Lucky for us, Danny and I have been closer than ever. And as much as it would be nice to say that this just naturally happens, that is NOT the case. Marriage is a lot of work and both partners need to be equally committed to growing that relationship.

One way relationships just don’t work… so let’s start here. If you and your significant other are ready to bring your relationship to the next level, you both need to be on the same page. Equal parts. Equal work. Equal love. Equal respect. Equal chores… you get the point.

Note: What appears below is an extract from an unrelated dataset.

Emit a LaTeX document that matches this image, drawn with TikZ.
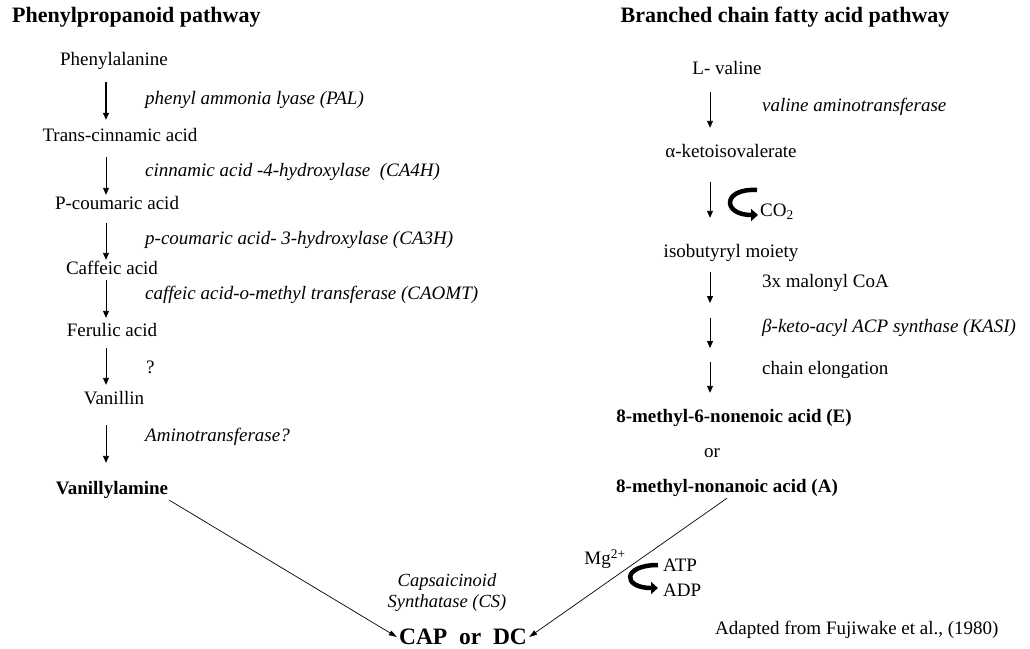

Once you and your partner get on board to equally working towards your relationship, it’s time to focus on that communication.

Communication

This probably sounds like something you’ve heard before, right? It’s so true though! Communication during the good and bad times is so important. If something is bothering you, do not put it on the back burner. You need to speak up so your partner know there’s an issue and stops the behavior. Vise versa- do not get offensive if your partner confront you with an issue. Listen to what he/she has to say and talk out ways to resolve the problem.

Respect

Respecting boundaries and space is so important. While a health relationship certainly looks like two couples totally in love- couples also need to have their own interests and own life personally. Respect your significant other if they take on a hobby alone and support their interests.

Time

Carve out time for each other every single day. Put the phones away, turn off the TV and just connect. Talk about your day, your dreams, your goals, etc. Share anything on your mind and encourage your partner to do the same.

Date your spouse

To be honest- Danny and I have not been on a “real date” in a year… but we still manage to date each other. Hear me out… we haven’t felt safe going out to a restaurant to do a traditional date but we have found what works for us. Once a week my in laws take the kids and we have a date night to ourselves at home… dinner, movie, etc. whatever it is. It’s uninterrupted time and so good for our relationship.

It’s so easy to get caught up in the everyday life of kids and their needs and this time allows us to focus on ourselves and each other.

Fall in love over and over again

Do you remember what drew you to falling in love with your s/o? Remind them why you fell in love with them and continue to show your love for each other throughout the week. Simple love notes, acts of kindness, or touch can show each other the love is still alive.

It’s important to remember that a healthy marriage is a lot of work. It’s like a tree- you have to nourish it, it grows, it can dry out in some seasons, but it does not mean it has died.

We could all use a little more love these days and these simple acts will help both you and your husband feel more loved.